The list includes a Baptist preacher from the United States who was charged with holding religious services in his home and advertising them on public bulletin boards. He was convicted and fined, but he is appealing the case.
Religious minorities in Russia have also struggled under an anti-extremism law that since 2007 has defined religious extremism as promoting “the superiority of one’s own religion” and does not require the threat or use of violence.
Many nonviolent Muslims and Jehovah’s Witnesses have been charged and convicted under the law. And a federal list of banned “extremist” material now exceeds 3,000 banned religious texts.
In the former Soviet Union, the government promoted atheism and repressed religious organizing by closing churches and synagogues, or imprisoning or executing religious leaders or devotees.
After the fall of Communism, it adopted a new approach of religious tolerance. There was a flurry of religious activity, with formerly underground religious groups opening up and foreign missionaries moving into the country.
“There was a backlash against it almost immediately,” said Geraldine Fagan, an advocate and author of Believing in Russia — Religious Policy after Communism.”
While the federal policy promoted open religious expression, many local leaders were resistant and pushed for restrictions, which have increased over time.
Today a majority — nearly 70 percent — of Russia’s 143 million people identify as Orthodox Christian and 7 percent consider themselves Muslim, according to a 2013 poll cited by the U.S. Commission on International Religious Freedom. A small minority adhere to other faiths.
Experts say most Russians remain skeptical of different religions, particularly from outside the country.
Josh Harrison, who served a Mormon mission in the Samara region in Russia from 2013 to 2015, said much of his job was to overcome stigma.
“There was propaganda that we were some kind of cult or spy system because we were American,” he said.
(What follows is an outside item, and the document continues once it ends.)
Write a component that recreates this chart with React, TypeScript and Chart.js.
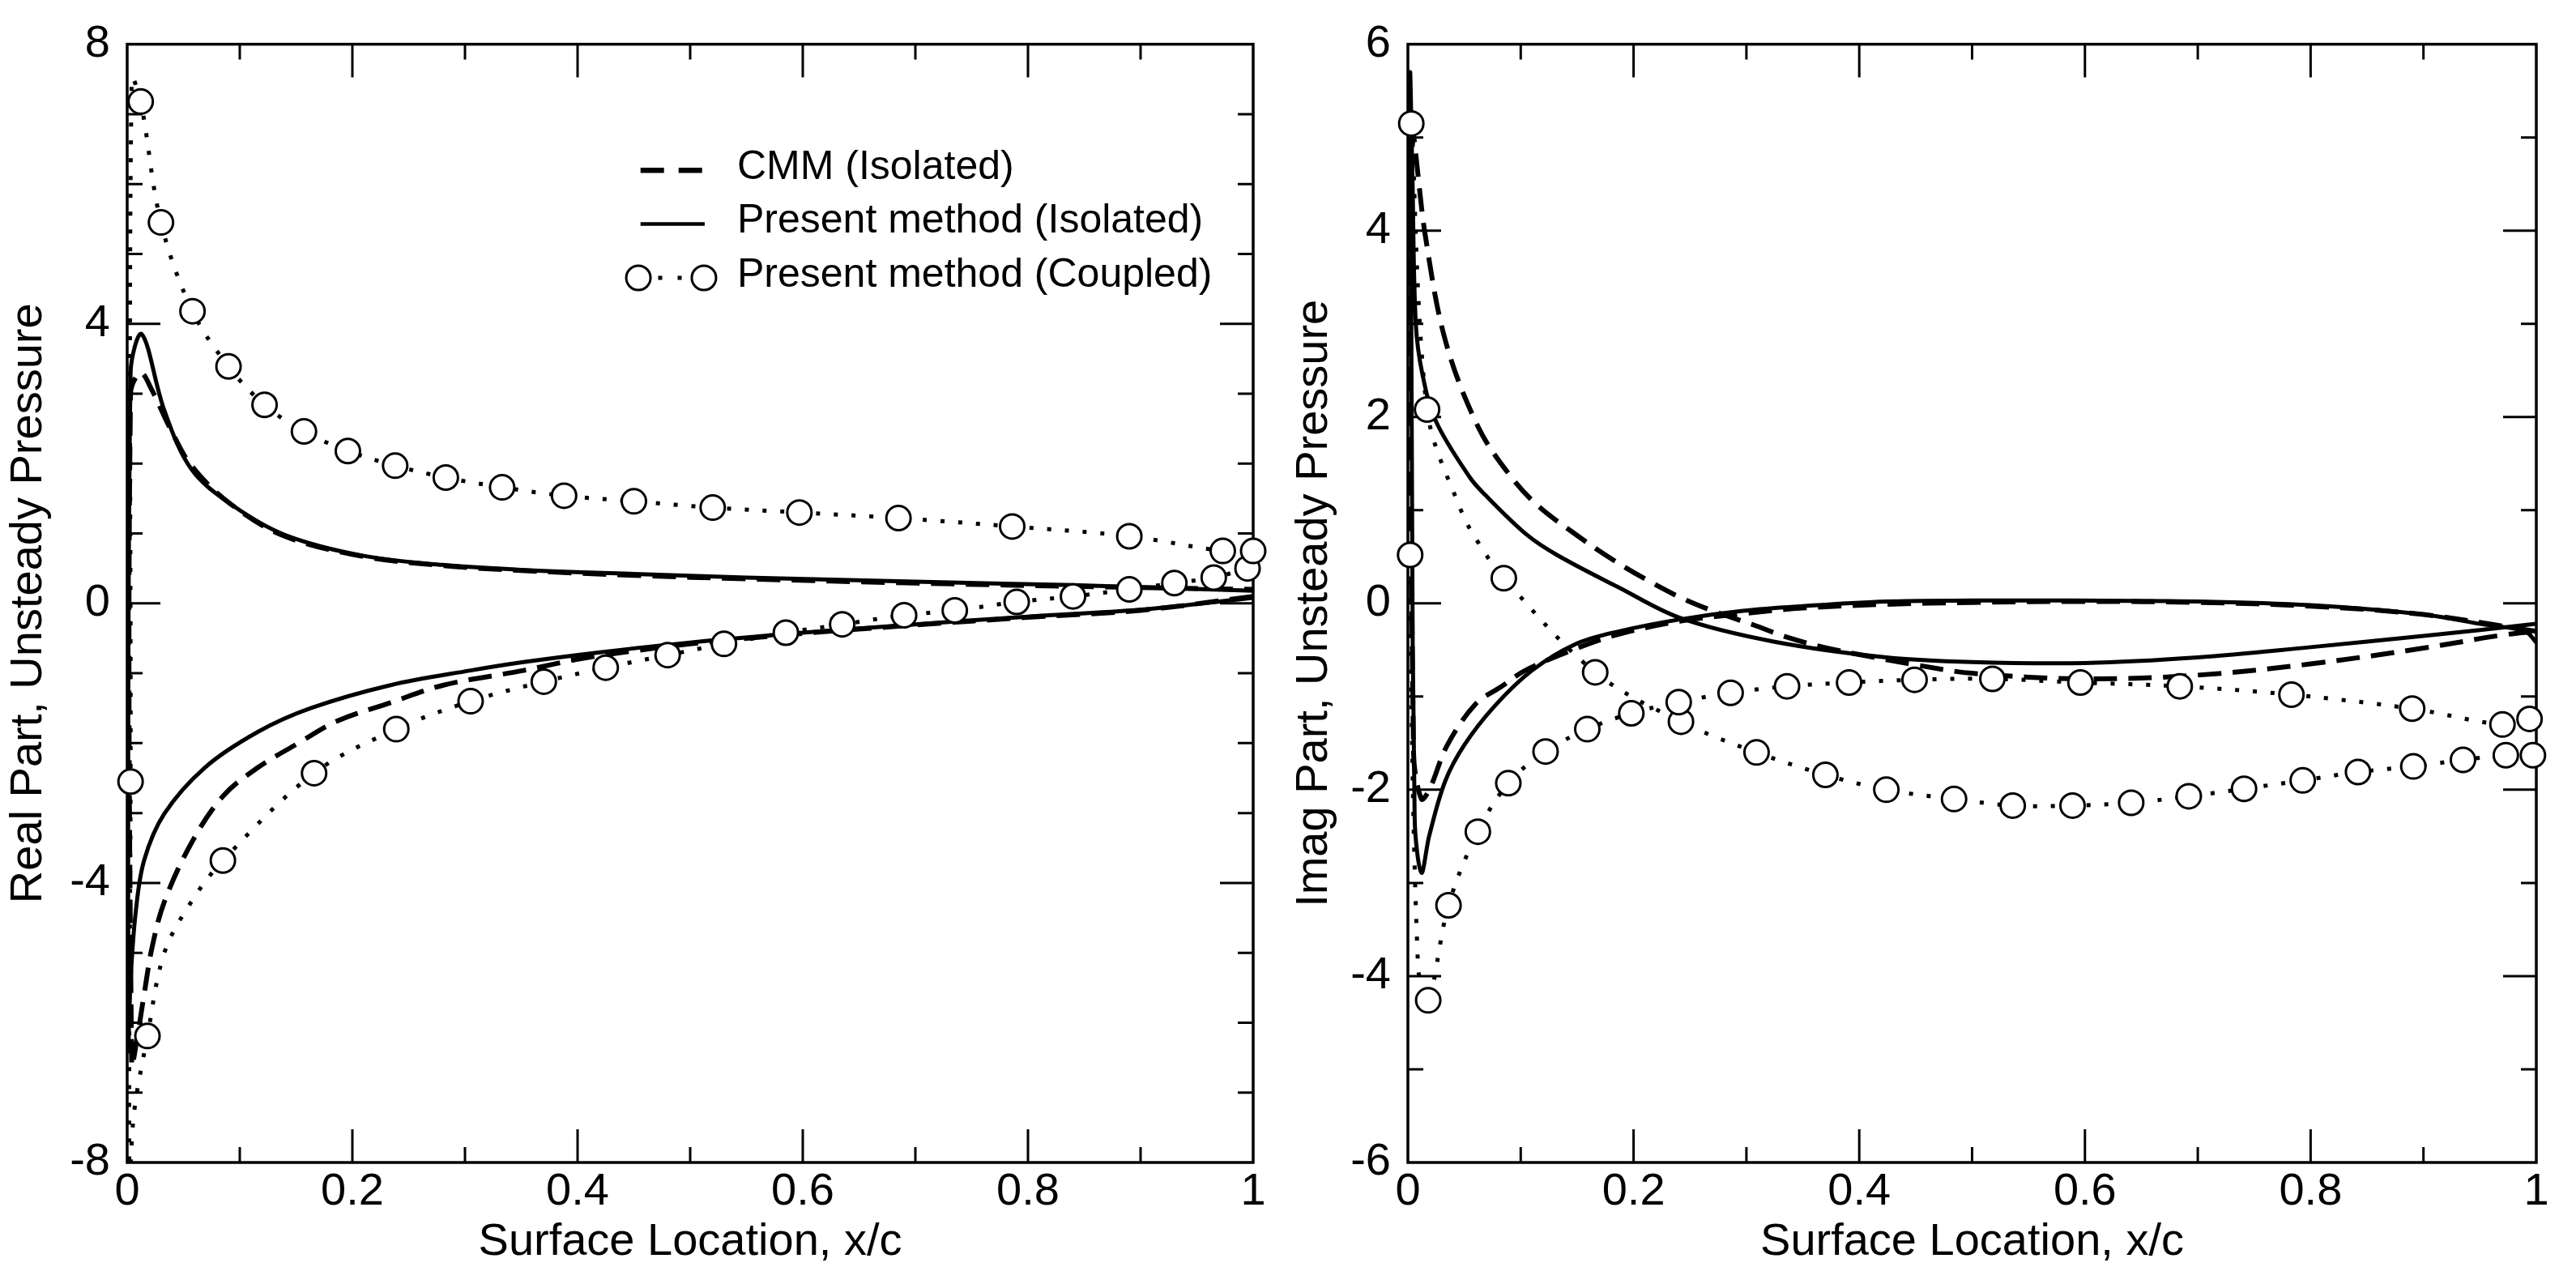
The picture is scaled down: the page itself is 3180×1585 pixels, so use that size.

During the Russian invasion and annexing of the Ukrainian region of Crimea, there was a spike in anti-American sentiment brought on by the United States’ support of anti-Russian protests in Ukraine. Harrison said missionaries stopped wearing their name tags as a security measure, so they would not be easily identifiable as Americans.
He said the regional governments were strict in their supervision. It was onerous to get visas approved and re-approved in each new city and he spent “a lot of time in taxis” bringing his passport from one office to another.
Last month, six Mormon missionaries in the same region had to be reassigned because of visa infractions. Five went to other countries and one returned home.
James E. Andrik, associate General Counsel for the Jehovah’s Witnesses, which counts about 175,000 members in Russia, said the crack down on missionary work strikes at a core tenet of his faith that requires all members to be missionaries. “It’s a commandment from Jesus to talk about the good news of the kingdom. That’s why we witness,” he said.
He said obeying the new law will be difficult.
“We are law abiding scrupulously until men are asking something that only God should decide,” he said.